Policjanci z Krosna Odrzańskiego (woj. lubuskie) zatrzymali 44-latka, który nie chciał się zatrzymać do rutynowej kontroli. Mężczyznę ścigano przez 20 kilometrów. Jechał mazdą na polskich tablicach rejestracyjnych, ale szybko okazało się, że auto skradziono w Niemczech.
Policjant dał znak kierowcy, by się zatrzymał do kontroli. Ten najpierw zwolnił, a potem dodał gazu i minął patrol. - Funkcjonariusze natychmiast ruszyli za nim w pościg, włączając sygnały dźwiękowe i świetlne. Informacja o sytuacji przekazana została dyżurnemu jednostki. Policjanci po chwili byli już za uciekającym mazdą, której kierowca mimo wydawanych mu poleceń do zatrzymania się, nie miał zamiaru zwolnić i kontynuował ucieczkę – relacjonuje podkom. Justyna Kulka, rzeczniczka policji w Krośnie Odrzańskim.
O pościgu, który zaczął się w Dzikowie (woj. lubuskie) na drodze krajowej numer 32, usłyszał również patrol prewencji, który akurat znajdował się w oddalonym o 20 kilometrów Połupinie. Funkcjonariusze zablokowali drogę i uniemożliwili kierowcy dalszą ucieczkę. - Gdy pojazd zatrzymał się, policjanci niezwłocznie dobiegli do auta, a następnie, po wyciągnięciu mężczyzny z pojazdu, obezwładnili go. Szybko okazało się, że tablice rejestracyjne przyczepione do samochodu wskazują na inny pojazd zarejestrowany na terenie Polski.
Z Niemiec do Polski
Informacje dotyczące zatrzymanego kierowcy i auta, którym podróżował przekazano poprzez dyżurnego do Polsko-Niemieckiego Centrum Współpracy Służb Granicznych, Policyjnych i Celnych w Świecku. - Ustalono, że mazda została skradziona z terenu Niemiec i aktualnie trwają czynności w tej sprawie. Na miejsce przyjechała grupa dochodzeniowo-śledcza oraz technik kryminalistyki, którzy wykonali oględziny miejsc zdarzenia i zabezpieczyli ślady – wskazała Kulka.
Skradzione auto to mazda CX5. Samochód jest wart blisko 110 tysięcy złotych.
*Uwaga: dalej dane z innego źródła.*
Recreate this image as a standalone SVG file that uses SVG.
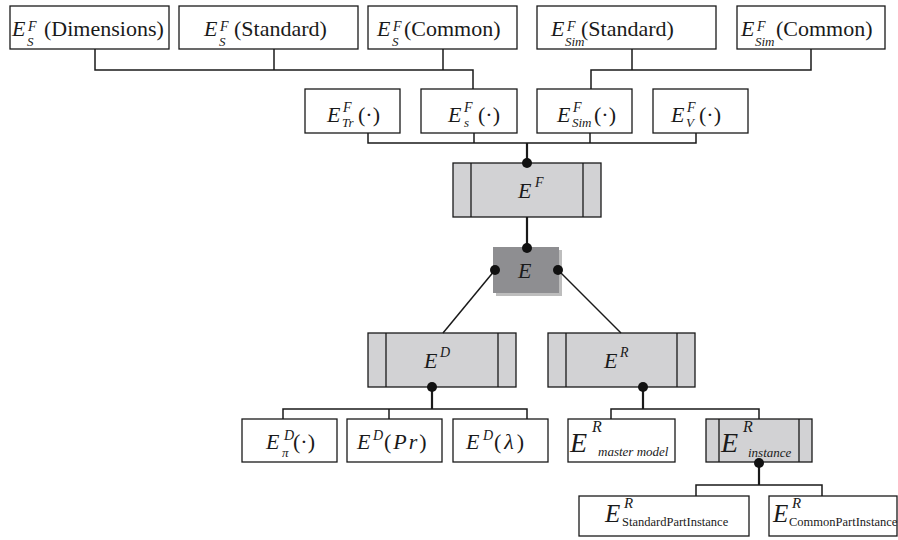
<svg xmlns="http://www.w3.org/2000/svg" width="898" height="540" viewBox="0 0 898 540">
  <style>
    .nd-box { fill: #ffffff; stroke: #1a1a1a; stroke-width: 1.3; }
    .nd-gbox { fill: #d2d2d4; stroke: #1a1a1a; stroke-width: 1.3; }
    .nd-dbox { fill: #8e8e91; stroke: none; }
    .nd-shadow { fill: #bdbdbd; stroke: none; }
    .nd-div { stroke: #1a1a1a; stroke-width: 1.3; fill: none; }
    .cn-wire { stroke: #1a1a1a; stroke-width: 1.5; fill: none; }
    .cn-thick { stroke: #1a1a1a; stroke-width: 2.2; fill: none; }
    .cn-dot { fill: #111111; }
    .tx { font-family: "Liberation Serif", "Times New Roman", serif; fill: #1a1a1a; }
    .tx-i { font-style: italic; }
    .tx-22 { font-size: 22px; }
    .tx-hi { font-size: 14px; font-style: italic; }
    .tx-lo { font-size: 13px; font-style: italic; }
  </style>

  <!-- top row: source sets -->
  <g id="n-s-dimensions">
    <rect class="nd-box" x="10" y="6" width="159" height="43"/>
    <text class="tx tx-22"><tspan class="tx-i" x="12" y="36">E</tspan><tspan class="tx-hi" x="28" y="31">F</tspan><tspan class="tx-lo" x="27" y="46">S</tspan><tspan x="44" y="36">(Dimensions)</tspan></text>
  </g>
  <g id="n-s-standard">
    <rect class="nd-box" x="179" y="6" width="179" height="43"/>
    <text class="tx tx-22"><tspan class="tx-i" x="204" y="36">E</tspan><tspan class="tx-hi" x="220" y="31">F</tspan><tspan class="tx-lo" x="219" y="46">S</tspan><tspan x="234" y="36">(Standard)</tspan></text>
  </g>
  <g id="n-s-common">
    <rect class="nd-box" x="368" y="6" width="149" height="43"/>
    <text class="tx tx-22"><tspan class="tx-i" x="377" y="36">E</tspan><tspan class="tx-hi" x="393" y="31">F</tspan><tspan class="tx-lo" x="392" y="46">S</tspan><tspan x="404" y="36">(Common)</tspan></text>
  </g>
  <g id="n-sim-standard">
    <rect class="nd-box" x="537" y="6" width="179" height="43"/>
    <text class="tx tx-22"><tspan class="tx-i" x="551" y="36">E</tspan><tspan class="tx-hi" x="567" y="31">F</tspan><tspan class="tx-lo" x="565" y="46">Sim</tspan><tspan x="581" y="36">(Standard)</tspan></text>
  </g>
  <g id="n-sim-common">
    <rect class="nd-box" x="737" y="6" width="148" height="43"/>
    <text class="tx tx-22"><tspan class="tx-i" x="741" y="36">E</tspan><tspan class="tx-hi" x="757" y="31">F</tspan><tspan class="tx-lo" x="755" y="46">Sim</tspan><tspan x="776" y="36">(Common)</tspan></text>
  </g>

  <!-- second row: functional sub-evaluations -->
  <g id="n-tr">
    <rect class="nd-box" x="305" y="89" width="95" height="44"/>
    <text class="tx tx-22"><tspan class="tx-i" x="327" y="122">E</tspan><tspan class="tx-hi" x="343" y="112">F</tspan><tspan class="tx-lo" x="342" y="127">Tr</tspan><tspan x="358" y="122">(·)</tspan></text>
  </g>
  <g id="n-s">
    <rect class="nd-box" x="421" y="89" width="96" height="44"/>
    <text class="tx tx-22"><tspan class="tx-i" x="448" y="122">E</tspan><tspan class="tx-hi" x="464" y="112">F</tspan><tspan class="tx-lo" x="464" y="127">s</tspan><tspan x="478" y="122">(·)</tspan></text>
  </g>
  <g id="n-sim">
    <rect class="nd-box" x="537" y="89" width="95" height="44"/>
    <text class="tx tx-22"><tspan class="tx-i" x="557" y="122">E</tspan><tspan class="tx-hi" x="573" y="112">F</tspan><tspan class="tx-lo" x="572" y="127">Sim</tspan><tspan x="594" y="122">(·)</tspan></text>
  </g>
  <g id="n-v">
    <rect class="nd-box" x="653" y="89" width="95" height="44"/>
    <text class="tx tx-22"><tspan class="tx-i" x="671" y="122">E</tspan><tspan class="tx-hi" x="687" y="112">F</tspan><tspan class="tx-lo" x="686" y="127">V</tspan><tspan x="699" y="122">(·)</tspan></text>
  </g>

  <!-- E^F -->
  <g id="n-ef">
    <rect class="nd-gbox" x="453" y="163" width="148" height="54"/>
    <line class="nd-div" x1="471" y1="163" x2="471" y2="217"/>
    <line class="nd-div" x1="583" y1="163" x2="583" y2="217"/>
    <text class="tx tx-22"><tspan class="tx-i" x="518" y="198">E</tspan><tspan class="tx-hi" x="535" y="187">F</tspan></text>
  </g>

  <!-- E -->
  <g id="n-e">
    <rect class="nd-shadow" x="496" y="250" width="66" height="46"/>
    <rect class="nd-dbox" x="493" y="247" width="66" height="46"/>
    <text class="tx tx-22 tx-i" x="518" y="278">E</text>
  </g>

  <!-- E^D and E^R -->
  <g id="n-ed">
    <rect class="nd-gbox" x="368" y="333" width="148" height="54"/>
    <line class="nd-div" x1="386" y1="333" x2="386" y2="387"/>
    <line class="nd-div" x1="498" y1="333" x2="498" y2="387"/>
    <text class="tx tx-22"><tspan class="tx-i" x="424" y="368">E</tspan><tspan class="tx-hi" x="440" y="357">D</tspan></text>
  </g>
  <g id="n-er">
    <rect class="nd-gbox" x="548" y="333" width="147" height="54"/>
    <line class="nd-div" x1="566" y1="333" x2="566" y2="387"/>
    <line class="nd-div" x1="677" y1="333" x2="677" y2="387"/>
    <text class="tx tx-22"><tspan class="tx-i" x="604" y="368">E</tspan><tspan class="tx-hi" x="620" y="357">R</tspan></text>
  </g>

  <!-- children of E^D -->
  <g id="n-ed-pi">
    <rect class="nd-box" x="242" y="419" width="95" height="43"/>
    <text class="tx tx-22"><tspan class="tx-i" x="266" y="449">E</tspan><tspan class="tx-hi" x="284" y="440">D</tspan><tspan class="tx-lo" x="282" y="457" font-size="11">π</tspan><tspan x="293" y="449">(·)</tspan></text>
  </g>
  <g id="n-ed-pr">
    <rect class="nd-box" x="347" y="419" width="95" height="43"/>
    <text class="tx tx-22"><tspan class="tx-i" x="357" y="449">E</tspan><tspan class="tx-hi" x="373" y="440">D</tspan><tspan x="384" y="449" letter-spacing="2">(<tspan class="tx-i">Pr</tspan>)</tspan></text>
  </g>
  <g id="n-ed-lambda">
    <rect class="nd-box" x="453" y="419" width="95" height="43"/>
    <text class="tx tx-22"><tspan class="tx-i" x="466" y="449">E</tspan><tspan class="tx-hi" x="483" y="440">D</tspan><tspan x="494" y="449" letter-spacing="3">(<tspan class="tx-i">λ</tspan>)</tspan></text>
  </g>

  <!-- children of E^R -->
  <g id="n-er-master">
    <rect class="nd-box" x="568" y="419" width="107" height="43"/>
    <text class="tx"><tspan class="tx-i" x="570" y="452" font-size="28">E</tspan><tspan class="tx-i" x="592" y="432" font-size="16">R</tspan><tspan class="tx-i" x="598" y="456" font-size="13">master model</tspan></text>
  </g>
  <g id="n-er-instance">
    <rect class="nd-gbox" x="706" y="419" width="106" height="43"/>
    <line class="nd-div" x1="719" y1="419" x2="719" y2="462"/>
    <line class="nd-div" x1="799" y1="419" x2="799" y2="462"/>
    <text class="tx"><tspan class="tx-i" x="721" y="452" font-size="28">E</tspan><tspan class="tx-i" x="743" y="432" font-size="16">R</tspan><tspan class="tx-i" x="748" y="457" font-size="13">instance</tspan></text>
  </g>

  <!-- children of E^R_instance -->
  <g id="n-standard-part-instance">
    <rect class="nd-box" x="579" y="496" width="170" height="40"/>
    <text class="tx"><tspan class="tx-i" x="605" y="522" font-size="25">E</tspan><tspan class="tx-i" x="624" y="508" font-size="15">R</tspan><tspan x="622" y="526" font-size="12.5">StandardPartInstance</tspan></text>
  </g>
  <g id="n-common-part-instance">
    <rect class="nd-box" x="769" y="496" width="128" height="40"/>
    <text class="tx"><tspan class="tx-i" x="773" y="522" font-size="25">E</tspan><tspan class="tx-i" x="792" y="508" font-size="15">R</tspan><tspan x="789" y="526" font-size="12.5">CommonPartInstance</tspan></text>
  </g>

  <!-- connectors -->
  <g id="connectors">
    <polyline class="cn-wire" points="95,49 95,70 473,70 473,89"/>
    <line class="cn-wire" x1="274" y1="49" x2="274" y2="70"/>
    <line class="cn-wire" x1="443" y1="49" x2="443" y2="70"/>
    <polyline class="cn-wire" points="811,49 811,70 591,70 591,89"/>
    <line class="cn-wire" x1="632" y1="49" x2="632" y2="70"/>

    <polyline class="cn-wire" points="368,133 368,143 696,143 696,133"/>
    <line class="cn-wire" x1="474" y1="133" x2="474" y2="143"/>
    <line class="cn-wire" x1="590" y1="133" x2="590" y2="143"/>
    <line class="cn-thick" x1="527" y1="143" x2="527" y2="163"/>
    <circle class="cn-dot" cx="527" cy="163" r="5"/>

    <line class="cn-thick" x1="527" y1="217" x2="527" y2="247"/>
    <circle class="cn-dot" cx="527" cy="248" r="5"/>

    <line class="cn-wire" x1="495" y1="270" x2="443" y2="333"/>
    <line class="cn-wire" x1="558" y1="270" x2="621" y2="333"/>
    <circle class="cn-dot" cx="495" cy="270" r="5"/>
    <circle class="cn-dot" cx="558" cy="270" r="5"/>

    <line class="cn-thick" x1="432" y1="387" x2="432" y2="409"/>
    <polyline class="cn-wire" points="283,419 283,409 527,409 527,419"/>
    <line class="cn-wire" x1="389" y1="409" x2="389" y2="419"/>
    <circle class="cn-dot" cx="432" cy="387" r="5"/>

    <line class="cn-thick" x1="643" y1="387" x2="643" y2="409"/>
    <polyline class="cn-wire" points="611,419 611,409 759,409 759,419"/>
    <circle class="cn-dot" cx="643" cy="387" r="5"/>

    <line class="cn-thick" x1="759" y1="463" x2="759" y2="485"/>
    <polyline class="cn-wire" points="696,496 696,485 822,485 822,496"/>
    <circle class="cn-dot" cx="759" cy="463" r="5"/>
  </g>
</svg>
Na razie pojazd został zabezpieczony do dalszych czynności procesowych, natomiast 44-latek został zatrzymany do wyjaśnienia. – W poniedziałek 44-latek usłyszał zarzuty kradzieży z włamaniem do samochodu, a także niezatrzymania się do kontroli drogowej – informuje rzeczniczka.
Prokuratura Rejonowa w Krośnie Odrzańskim wnioskowała o trzymiesięczny areszt dla 44-latka. Sąd przychylił się do wniosku. Podejrzanemu grozi do 10 lat pozbawienia wolności.